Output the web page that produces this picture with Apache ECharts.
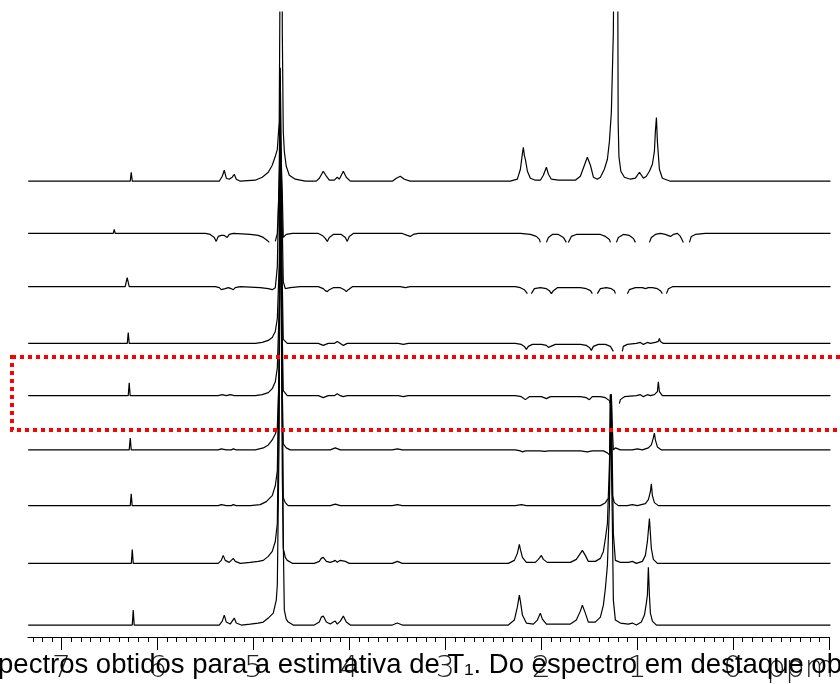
<!DOCTYPE html>
<html>
<head>
<meta charset="utf-8">
<script src="https://cdn.jsdelivr.net/npm/echarts@6/dist/echarts.min.js"></script>
<style>
  html, body { margin: 0; padding: 0; background: #fff; }
  #chart { width: 840px; height: 684px; }
</style>
</head>
<body>
<div id="chart"></div>
<script>
// stacked 1H spectra, [ppm, intensity above own baseline]; null = broken trace
var offsets = [458, 405.5, 352, 295, 242.5, 188, 132, 74, 12];

var majorTicks = [7, 6, 5, 4, 3, 2, 1, 0, -1];
var tickLabels = [7, 6, 5, 4, 3, 2, 1, 0, -0.7];

var spec1 = [
    [7.348,0],[6.284,0],[6.274,9],[6.263,0],
    [5.356,0],[5.325,5],[5.304,11],[5.283,3],[5.252,2],[5.221,4],[5.200,7],[5.179,2],[5.137,0],
    [4.981,1],[4.908,4],[4.845,9],[4.804,16],[4.772,25],[4.751,32],[4.731,60],[4.720,250],[4.713,700],[4.706,700],[4.699,150],[4.689,50],[4.678,30],[4.658,15],[4.626,6],[4.564,2],[4.460,0],
    [4.345,0],[4.313,3],[4.272,10],[4.240,5],[4.209,1],[4.157,1],[4.126,4],[4.105,2],[4.084,6],[4.063,10],[4.032,4],[3.990,0],
    [3.552,0],[3.510,3],[3.469,5],[3.427,2],[3.365,0],
    [2.322,0],[2.249,2],[2.217,12],[2.196,28],[2.186,34],[2.176,26],[2.165,22],[2.144,10],[2.113,3],[2.061,1],
    [2.009,1],[1.978,6],[1.946,14],[1.925,7],[1.894,2],[1.821,1],
    [1.644,1],[1.592,5],[1.550,16],[1.519,24],[1.487,16],[1.456,4],[1.415,2],
    [1.383,4],[1.342,12],[1.310,22],[1.289,40],[1.269,69],[1.248,150],[1.230,400],[1.216,700],[1.210,700],[1.198,60],[1.190,25],[1.170,10],[1.133,4],[1.070,2],
    [1.018,3],[0.976,9],[0.935,3],[0.904,5],[0.872,10],[0.841,17],[0.820,30],[0.810,50],[0.799,64],[0.789,40],[0.768,12],[0.737,3],[0.653,0],[-1.015,0]
];

var spec2 = [
    [7.348,0],[6.461,0],[6.451,4],[6.441,0],
    [5.502,0],[5.450,-1],[5.408,-4],[5.388,-8],[5.367,-3],[5.335,-2],[5.304,-2],[5.273,-4],[5.252,-1],[5.210,0],
    [5.033,-1],[4.950,-2],[4.897,-4],[4.856,-7],[4.835,-9],[4.830,null],
    [4.772,-8],[4.751,0],[4.731,50],[4.720,105],[4.710,105],[4.699,40],[4.689,-4],[4.658,-1],[4.595,0],
    [4.324,0],[4.282,-2],[4.251,-5],[4.230,-8],[4.209,-4],[4.168,-1],[4.084,-1],[4.042,-4],[4.022,-8],[4.001,-3],[3.959,0],
    [3.448,0],[3.396,-2],[3.365,-3],[3.333,-1],[3.281,0],
    [2.217,0],[2.113,-1],[2.051,-3],[2.019,-6],[2.009,-9],[2.000,null],
    [1.946,-9],[1.925,-4],[1.884,-1],[1.821,-1],[1.769,-4],[1.738,-9],[1.730,null],
    [1.717,-9],[1.686,-3],[1.634,-1],[1.383,-1],[1.331,-3],[1.289,-6],[1.279,-9],[1.250,null],
    [1.216,-9],[1.196,-4],[1.144,-1],[1.081,-2],[1.039,-5],[1.018,-9],[0.950,null],
    [0.872,-9],[0.852,-4],[0.810,-1],[0.758,0],[0.706,-1],[0.653,-3],[0.622,-1],[0.580,0],[0.549,-3],[0.518,-9],[0.490,null],
    [0.455,-9],[0.435,-3],[0.393,-1],[0.289,0],[-1.015,0]
];

var spec3 = [
    [7.348,0],[6.337,0],[6.316,9],[6.295,0],
    [5.398,0],[5.356,-1],[5.335,-3],[5.315,-4],[5.294,-2],[5.262,-1],[5.231,-2],[5.210,-3],[5.189,-1],[5.137,0],
    [4.929,-1],[4.845,-2],[4.804,-3],[4.772,-1],[4.751,20],[4.731,120],[4.720,212],[4.710,120],[4.689,5],[4.668,-2],[4.616,-1],[4.512,0],
    [4.324,0],[4.272,-2],[4.251,-4],[4.230,-5],[4.209,-3],[4.168,-1],[4.094,-1],[4.053,-3],[4.032,-5],[4.011,-3],[3.969,0],
    [3.469,0],[3.417,-1],[3.365,0],
    [2.270,0],[2.217,-1],[2.176,-3],[2.144,-7],[2.120,null],
    [2.103,-7],[2.071,-2],[2.009,-1],[1.946,-2],[1.915,-4],[1.894,-7],[1.873,-4],[1.832,-1],
    [1.592,-1],[1.529,-2],[1.487,-4],[1.467,-7],[1.440,null],
    [1.415,-7],[1.383,-2],[1.321,-1],[1.269,-2],[1.237,-4],[1.227,-7],[1.160,null],
    [1.102,-7],[1.081,-3],[1.018,-1],[0.945,-1],[0.914,-2],[0.883,-1],[0.841,-1],[0.789,-2],[0.758,-4],[0.737,-7],[0.715,null],
    [0.695,-7],[0.674,-2],[0.632,0],[-1.015,0]
];

var spec4 = [
    [7.348,0],[6.315,0],[6.305,11],[6.295,0],
    [4.981,0],[4.908,1],[4.845,3],[4.804,6],[4.772,12],[4.751,25],[4.731,80],[4.720,195],[4.710,195],[4.699,60],[4.689,4],[4.647,0],
    [4.324,0],[4.272,-2],[4.220,0],[4.157,0],[4.126,2],[4.094,0],[4.063,-2],[4.022,0],
    [3.490,0],[3.438,-1],[3.386,0],
    [2.270,0],[2.207,-1],[2.176,-3],[2.155,-6],[2.134,-3],[2.092,-1],[1.998,-1],[1.946,-2],[1.925,-4],[1.905,-2],[1.853,-1],
    [1.592,-1],[1.529,-2],[1.498,-4],[1.477,-7],[1.456,-3],[1.404,-1],[1.331,-1],[1.279,-3],[1.248,-8],[1.200,null],
    [1.154,-8],[1.144,-3],[1.102,-1],[1.008,0],[0.966,1],[0.935,-1],[0.893,1],[0.862,0],[0.810,1],[0.779,2],[0.768,5],[0.758,2],[0.727,0],[-1.015,0]
];

var spec5 = [
    [7.348,0],[6.305,0],[6.295,13],[6.285,0],
    [5.367,0],[5.325,1],[5.283,0],[5.242,1],[5.200,0],
    [4.981,0],[4.908,1],[4.845,3],[4.804,7],[4.772,14],[4.751,28],[4.731,90],[4.720,237],[4.710,237],[4.699,60],[4.689,5],[4.647,0],
    [4.324,0],[4.272,-2],[4.220,0],[4.157,0],[4.126,2],[4.094,0],[4.063,-1],[4.022,0],
    [3.490,0],[3.438,-1],[3.386,0],
    [2.270,0],[2.207,-1],[2.165,-4],[2.124,-1],[1.998,-1],[1.946,-3],[1.905,-1],
    [1.592,-1],[1.529,-2],[1.498,-4],[1.467,-1],[1.383,-1],[1.331,-2],[1.289,-5],[1.279,-8],[1.230,null],
    [1.185,-8],[1.175,-4],[1.133,-1],[1.008,0],[0.966,1],[0.935,-1],[0.893,1],[0.862,0],[0.820,1],[0.789,4],[0.779,14],[0.768,4],[0.737,0],[-1.015,0]
];

var spec6 = [
    [7.348,0],[6.295,0],[6.284,12],[6.274,0],
    [5.367,0],[5.335,1],[5.315,2],[5.283,0],[5.231,0],[5.210,1],[5.179,0],
    [4.981,0],[4.897,2],[4.845,5],[4.804,10],[4.772,16],[4.751,22],[4.731,80],[4.720,282],[4.710,282],[4.699,60],[4.689,6],[4.658,2],[4.616,0],
    [4.199,0],[4.147,2],[4.094,0],
    [3.552,0],[3.500,1],[3.448,0],
    [2.270,0],[2.217,-1],[2.196,-2],[2.165,-1],[2.009,-1],[1.967,-1.5],[1.925,-1],
    [1.592,-1],[1.519,-2],[1.467,-1],[1.352,-1],[1.310,-3],[1.289,-5],[1.279,-2],[1.269,56],[1.258,20],[1.248,0],[1.227,2],[1.175,0],
    [1.050,0],[0.998,1],[0.945,0],[0.883,2],[0.852,5],[0.831,12],[0.820,17],[0.810,10],[0.789,3],[0.747,0],[-1.015,0]
];

var spec7 = [
    [7.348,0],[6.284,0],[6.274,12],[6.264,0],
    [5.367,0],[5.335,1],[5.315,2],[5.283,0],[5.231,0],[5.210,1],[5.179,0],
    [5.033,0],[4.929,1],[4.866,4],[4.804,10],[4.772,20],[4.751,35],[4.731,150],[4.720,388],[4.710,388],[4.699,100],[4.689,8],[4.668,3],[4.637,0],
    [4.199,0],[4.147,1.5],[4.094,0],
    [3.552,0],[3.500,1],[3.448,0],
    [2.270,0],[2.207,1],[2.155,0],
    [1.383,0],[1.331,3],[1.310,6],[1.289,8],[1.279,112],[1.269,112],[1.258,10],[1.237,3],[1.196,0],
    [1.102,0],[1.050,1],[0.998,0],[0.914,2],[0.883,6],[0.862,14],[0.852,22],[0.841,10],[0.820,3],[0.779,0],[-1.015,0]
];

var spec8 = [
    [7.348,0],[6.273,0],[6.263,14],[6.253,0],
    [5.367,0],[5.335,3],[5.315,8],[5.294,3],[5.252,1],[5.231,3],[5.210,5],[5.189,2],[5.137,0],
    [5.033,1],[4.950,2],[4.897,3],[4.845,7],[4.804,12],[4.772,22],[4.751,40],[4.731,200],[4.720,498],[4.710,498],[4.699,150],[4.689,15],[4.668,6],[4.647,3],[4.595,0],
    [4.366,0],[4.313,2],[4.293,5],[4.272,6],[4.240,2],[4.199,1],[4.168,2],[4.147,3],[4.126,1],[4.094,3],[4.074,5],[4.042,2],[4.001,0],
    [3.552,0],[3.500,2],[3.448,0],
    [2.343,0],[2.280,3],[2.249,10],[2.228,19],[2.217,14],[2.196,6],[2.155,1],
    [2.061,1],[2.030,4],[1.998,8],[1.978,4],[1.936,1],
    [1.696,1],[1.634,4],[1.592,10],[1.571,13],[1.540,8],[1.509,2],
    [1.436,2],[1.383,5],[1.352,12],[1.331,25],[1.310,40],[1.289,100],[1.269,170],[1.258,170],[1.248,30],[1.227,3],[1.175,1],
    [1.092,1],[1.050,2],[1.008,0],[0.945,2],[0.914,8],[0.893,22],[0.872,45],[0.862,30],[0.852,15],[0.831,4],[0.789,0],[-1.015,0]
];

var spec9 = [
    [7.348,0],[6.263,0],[6.253,15],[6.243,0],
    [5.356,0],[5.325,4],[5.304,10],[5.283,3],[5.242,1],[5.221,4],[5.200,7],[5.179,2],[5.127,0],
    [5.033,1],[4.950,2],[4.897,3],[4.845,7],[4.793,12],[4.762,25],[4.751,40],[4.731,200],[4.720,508],[4.710,508],[4.699,150],[4.678,15],[4.658,6],[4.637,3],[4.585,0],
    [4.366,0],[4.313,3],[4.293,8],[4.272,9],[4.240,3],[4.199,1],[4.168,3],[4.147,4],[4.126,1],[4.094,4],[4.063,9],[4.032,3],[3.990,0],
    [3.552,0],[3.500,2],[3.448,0],
    [2.343,0],[2.280,5],[2.249,18],[2.228,30],[2.217,24],[2.196,10],[2.155,2],
    [2.082,1],[2.040,5],[2.009,12],[1.988,6],[1.946,1],
    [1.696,1],[1.634,5],[1.592,14],[1.571,20],[1.540,12],[1.509,3],
    [1.436,3],[1.383,8],[1.352,20],[1.331,37],[1.310,60],[1.289,120],[1.279,231],[1.269,231],[1.258,100],[1.248,25],[1.227,5],[1.175,2],
    [1.092,1],[1.050,2],[1.008,0],[0.956,3],[0.924,10],[0.904,22],[0.893,30],[0.883,58],[0.872,30],[0.862,12],[0.841,4],[0.799,0],[-1.015,0]
];

var spectra = [spec1, spec2, spec3, spec4, spec5, spec6, spec7, spec8, spec9];

var minorTicks = [];
for (var i = -10; i <= 73; i++) minorTicks.push(i / 10);

var myChart = echarts.init(document.getElementById('chart'));

var series = spectra.map(function (spec, k) {
    return {
        type: 'line',
        xAxisIndex: 0,
        data: spec.map(function (p) {
            return p[1] === null ? [p[0], '-'] : [p[0], p[1] + offsets[k]];
        }),
        showSymbol: false,
        symbol: 'none',
        clip: true,
        silent: true,
        lineStyle: { color: '#000', width: 1.2 },
        animation: false
    };
});

var axisBase = {
    type: 'value',
    gridIndex: 0,
    position: 'bottom',
    inverse: true,
    min: -1,
    max: 7.35,
    splitLine: { show: false }
};

var option = {
    animation: false,
    grid: { left: 28, right: 11, top: 12, bottom: 44 },
    xAxis: [
        Object.assign({}, axisBase, {
            axisLine: { onZero: false, lineStyle: { color: '#000', width: 1 } },
            axisTick: { customValues: majorTicks, length: 13, lineStyle: { color: '#000' } },
            axisLabel: {
                customValues: tickLabels,
                formatter: function (v) { return v === -0.7 ? 'ppm' : String(v); },
                fontFamily: 'DejaVu Sans',
                fontWeight: 200,
                fontSize: 30,
                color: '#222',
                margin: 17
            }
        }),
        Object.assign({}, axisBase, {
            axisLine: { show: false, onZero: false },
            axisTick: { customValues: minorTicks, length: 5, lineStyle: { color: '#000' } },
            axisLabel: { show: false }
        })
    ],
    yAxis: { type: 'value', min: 0, max: 628, show: false },
    series: series,
    graphic: [
        {
            type: 'rect',
            shape: { x: 12, y: 357, width: 840, height: 73 },
            style: { fill: 'none', stroke: '#ff0000', lineWidth: 4, lineDash: [4, 4] },
            z: 100
        },
        {
            type: 'text',
            x: -31,
            y: 679,
            z: 100,
            style: {
                text: 'espectros obtidos para a estimativa de T₁. Do espectro em destaque obtido',
                font: '27.5px "Liberation Sans"',
                fill: '#000',
                verticalAlign: 'bottom'
            }
        }
    ]
};

myChart.setOption(option);
</script>
</body>
</html>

## WHAT IS REQUIRED
Repeat the listing above up to and including the line with "2, 1, 0, -0.7];", starting from its first line. Drop any pictures.

## WRITTEN RESPONSE
Output the web page that produces this picture with Apache ECharts.
<!DOCTYPE html>
<html>
<head>
<meta charset="utf-8">
<script src="https://cdn.jsdelivr.net/npm/echarts@6/dist/echarts.min.js"></script>
<style>
  html, body { margin: 0; padding: 0; background: #fff; }
  #chart { width: 840px; height: 684px; }
</style>
</head>
<body>
<div id="chart"></div>
<script>
// stacked 1H spectra, [ppm, intensity above own baseline]; null = broken trace
var offsets = [458, 405.5, 352, 295, 242.5, 188, 132, 74, 12];

var majorTicks = [7, 6, 5, 4, 3, 2, 1, 0, -1];
var tickLabels = [7, 6, 5, 4, 3, 2, 1, 0, -0.7];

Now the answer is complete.